The transcript of the hearing before Judge Paez makes clear that he treated the motion to transfer (however it may have been denominated) as simply a forum non conveniens motion under 28 U.S.C. Section 1404(a). See Cal. Tr. at 17-20. Accordingly, his denial of the motion to transfer cannot be considered conclusive on the issue of whether the first-filed rule applies. Nevertheless, Street Players' motion must be granted, for this Court independently concludes that Comedy Partners has not shown any sufficient reason to depart from the first-filed rule.
So far as convenience is concerned, the Court finds, for reasons already stated from the bench at oral argument, see Transcript, January 13, 1999, that the balance of convenience does not notably tip in favor of either forum. Judge Paez, employing essentially the same analysis, reached essentially the same conclusion. See Cal. Tr. at 20. Thus, the balance of convenience does not in this case justify departing from the usual rule that the first-filed action has priority, since transfer, rather than adding to the overall convenience, would merely shift some inconvenience from one party to the other. Cf. Van Dusen v. Barrack, 376 U.S. 612, 645-46, 84 S. Ct. 805, 11 L. Ed. 2d 945 (1964); Darby Drug Co., Inc. v. Zlotnick, 573 F. Supp. 661, 664 (E.D.N.Y.1983).

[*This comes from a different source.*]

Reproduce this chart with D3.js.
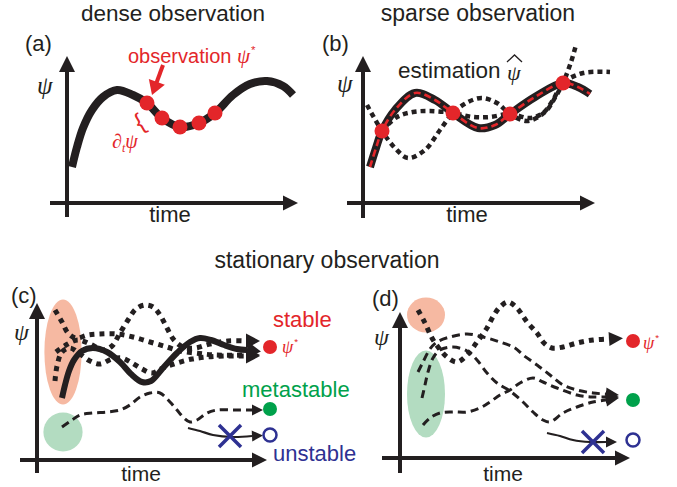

As for exceptional circumstances, there is little evidence to support Comedy Partners' assertion that Street Players engaged in improper anticipatory filing. On the contrary, even though Street Players threatened to sue as soon as it received word that Comedy Partners would not approve its shipment of "South Park" products, it waited until initial attempts at negotiation proved fruitless before suing. See Def. Mot. Ex I, Siegel Decl. ¶ 14-18. In so waiting, it ran the considerable risk that Comedy Partners would file first. Thus, the record does not support the conclusion that the California action is an improper, anticipatory filing.
Moreover, although it concerns many of the same transactions and occurrences as the suit before this Court, the California suit is not an action for a declaratory judgment on Comedy Partners' claims of infringement; rather, consistent with Street Players basic position, it states claims for fraud and breach of contract. Where a plaintiff is "genuinely concerned with obtaining a benefit beyond the scope of what the other party could be expected to bring suit for," there is little reason to assume that its sole motivation for filing suit is to preempt litigation in an undesirable forum. Ontel Products, 899 F. Supp. at 1151; see also Ivy-Mar Co. v. WeberStephen *197 Products Co., No. 93 Civ. 5973, 1993 WL 535166, *2 (S.D.N.Y. Dec.22, 1993).

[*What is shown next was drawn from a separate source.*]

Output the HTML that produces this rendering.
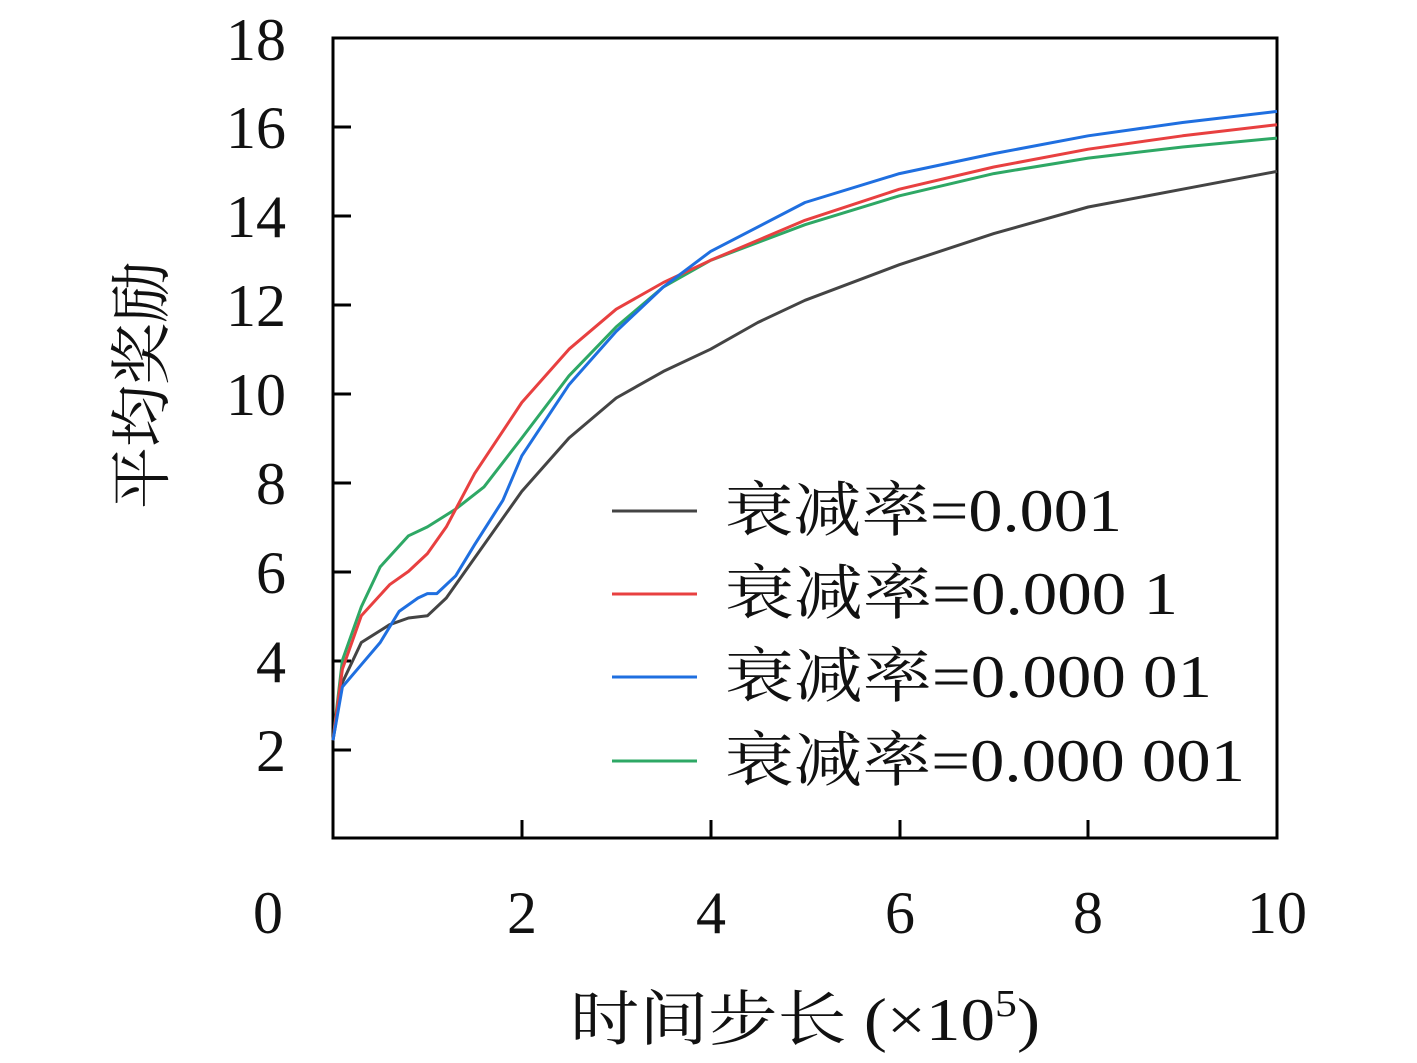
<!DOCTYPE html>
<html><head><meta charset="utf-8"><style>
body{margin:0;background:#fff;}
svg text{font-family:"Liberation Serif","Noto Serif CJK SC",serif;fill:#111;}
</style></head><body>
<svg id="s" width="1417" height="1058" xmlns="http://www.w3.org/2000/svg">
<rect x="333" y="38" width="944" height="800" fill="none" stroke="#000" stroke-width="3"/>
<g stroke="#000" stroke-width="3">
<line x1="522" y1="838" x2="522" y2="820"/><line x1="711" y1="838" x2="711" y2="820"/>
<line x1="900" y1="838" x2="900" y2="820"/><line x1="1088" y1="838" x2="1088" y2="820"/>
<line x1="333" y1="127" x2="351" y2="127"/><line x1="333" y1="216" x2="351" y2="216"/>
<line x1="333" y1="305" x2="351" y2="305"/><line x1="333" y1="394" x2="351" y2="394"/>
<line x1="333" y1="483" x2="351" y2="483"/><line x1="333" y1="572" x2="351" y2="572"/>
<line x1="333" y1="661" x2="351" y2="661"/><line x1="333" y1="750" x2="351" y2="750"/>
</g>
<g font-size="60" text-anchor="end">
<text x="286" y="60">18</text><text x="286" y="148">16</text><text x="286" y="237">14</text>
<text x="286" y="326">12</text><text x="286" y="415">10</text><text x="286" y="504">8</text>
<text x="286" y="593">6</text><text x="286" y="682">4</text><text x="286" y="771">2</text>
</g>
<g font-size="60" text-anchor="middle">
<text x="268" y="933">0</text><text x="522" y="933">2</text><text x="711" y="933">4</text>
<text x="900" y="933">6</text><text x="1088" y="933">8</text><text x="1277" y="933">10</text>
</g>
<text x="570" y="1040" font-size="60" textLength="470" lengthAdjust="spacingAndGlyphs">时间步长 (×10<tspan font-size="38" dy="-24">5</tspan><tspan dy="24">)</tspan></text>
<text transform="translate(163,385) rotate(-90)" font-size="62" text-anchor="middle">平均奖励</text>
<g id="curves" fill="none" stroke-width="3"></g>
<g stroke-width="3">
<line x1="612" y1="511" x2="697" y2="511" stroke="#444"/>
<line x1="612" y1="594" x2="697" y2="594" stroke="#e84040"/>
<line x1="612" y1="677" x2="697" y2="677" stroke="#1f6fe0"/>
<line x1="612" y1="761" x2="697" y2="761" stroke="#2ea865"/>
</g>
<g font-size="60">
<text x="725" y="531" textLength="397" lengthAdjust="spacingAndGlyphs">衰减率=0.001</text>
<text x="725" y="614" textLength="453" lengthAdjust="spacingAndGlyphs">衰减率=0.000 1</text>
<text x="725" y="697" textLength="487" lengthAdjust="spacingAndGlyphs">衰减率=0.000 01</text>
<text x="725" y="781" textLength="520" lengthAdjust="spacingAndGlyphs">衰减率=0.000 001</text>
</g>
</svg>
<script>
var D={"#444":[[0,2.2],[0.1,3.5],[0.3,4.4],[0.6,4.8],[0.8,4.95],[1,5],[1.2,5.4],[1.5,6.3],[2,7.8],[2.5,9],[3,9.9],[3.5,10.5],[4,11],[4.5,11.6],[5,12.1],[6,12.9],[7,13.6],[8,14.2],[9,14.6],[10,15]],
"#2ea865":[[0,2.2],[0.1,4],[0.3,5.2],[0.5,6.1],[0.8,6.8],[1,7],[1.3,7.4],[1.6,7.9],[2,9],[2.5,10.4],[3,11.5],[3.5,12.4],[4,13],[5,13.8],[6,14.45],[7,14.95],[8,15.3],[9,15.55],[10,15.75]],
"#e84040":[[0,2.2],[0.1,3.8],[0.3,5],[0.6,5.7],[0.8,6],[1,6.4],[1.2,7],[1.5,8.2],[2,9.8],[2.5,11],[3,11.9],[3.5,12.5],[4,13],[5,13.9],[6,14.6],[7,15.1],[8,15.5],[9,15.8],[10,16.05]],
"#1f6fe0":[[0,2.2],[0.1,3.4],[0.3,3.9],[0.5,4.4],[0.7,5.1],[0.9,5.4],[1,5.5],[1.1,5.5],[1.3,5.9],[1.5,6.6],[1.8,7.6],[2,8.6],[2.5,10.2],[3,11.4],[3.5,12.4],[4,13.2],[5,14.3],[6,14.95],[7,15.4],[8,15.8],[9,16.1],[10,16.35]]};
var g=document.getElementById("curves"),h="";
for(var c in D){var p=D[c].map(function(q){return (333+q[0]*94.4).toFixed(1)+","+(838-q[1]*44.44).toFixed(1)}).join(" ");
h+='<polyline stroke="'+c+'" points="'+p+'" stroke-linejoin="round"/>';}
g.innerHTML=h;
</script>
</body></html>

Finally, Comedy Partners purports to find support for its position in a clause in the alleged licensing agreement that states in pertinent part:
Consent to Jurisdiction: Licensee hereby (i) agrees that any litigation, action or proceeding arising out of or relating to this Agreement may be instituted in any state or federal court in the City of New York, (ii) waives any objection which it might have now or hereafter to the venue of any such litigation, action or proceeding, (iii) irrevocably submits to the jurisdiction of any such court in any such action or proceeding, and (iv) waives any claim or defense of inconvenient forum.
Landsman Decl. Ex. 4, Merchandise Licensing Agreement ("Alleged Agreement") ¶ 28. But since Comedy Partners' underlying position is that it never entered into this agreement, it is in no position to rely on the forum selection clause.
Moreover, the clause, by its plain terms, is permissive, not mandatory. It does not provide that New York is the only forum in which claims arising out of the agreement may be heard; it merely establishes that if a claim is brought in New York, neither party will object on the grounds of venue, jurisdiction, or the inconvenience of the forum. See Alleged Agreement ¶ 28. Here, it cannot fairly be said that Street Players' motion to dismiss this action falls into one of these categories. In opting for a permissive provision rather than a mandatory one, Comedy Partners (the drafter of the clause) obviously wished to preserve for itself the right to litigate in an alternative forum. It cannot now deny that same right to Street Players.
Finally, even if the clause were mandatory and not permissive, it would not dictate the result Comedy Partners desires. As the Supreme Court has noted in the context of motions to transfer venue under Section 1404(a), a mandatory forum selection clause is a "significant factor" in the court's calculus, but one that is not necessarily dispositive. Stewart Org. Inc. v. Ricoh Corp., 487 U.S. 22, 29-31, 108 S. Ct. 2239, 101 L. Ed. 2d 22 (1988); see also Red Bull Associates v. Best Western Int'l, Inc., 862 F.2d 963, 967 (2d Cir.1988). A district court must also consider such factors as "systemic integrity and fairness." Stewart Org., 487 U.S. at 30, 108 S. Ct. 2239. Here, the interests of judicial economy and systemic integrity weigh strongly against allowing Comedy Partners to pursue its claims in this Court. Since the California court has refused to stay or dismiss the parallel breach of contract action, allowing the instant suit to go forward would both waste judicial resources and create a risk of inconsistent adjudication. The first-filed rule is centrally concerned with preventing just these problems and it must therefore be applied in this case.
For the foregoing reasons, Street Players' motion is granted and this action is hereby dismissed. Clerk to enter judgment.
 The balance of convenience analysis under Section 1404 largely mirrors the test used to determine whether the convenience exception to the first-filed rule applies. See 800-Flowers, 860 F. Supp. at 133.
 Comedy Partners argues that it would not have been able to file an action at the time. Specifically, it contends that its claims of infringement had not yet ripened because Street Players had yet to ship the allegedly infringing merchandise. Even assuming that this is correct, however, nothing would have prevented Comedy Partners from seeking a routine declaratory judgment that no licensing contract existed and that Street Players therefore had no right to ship "South Park" products.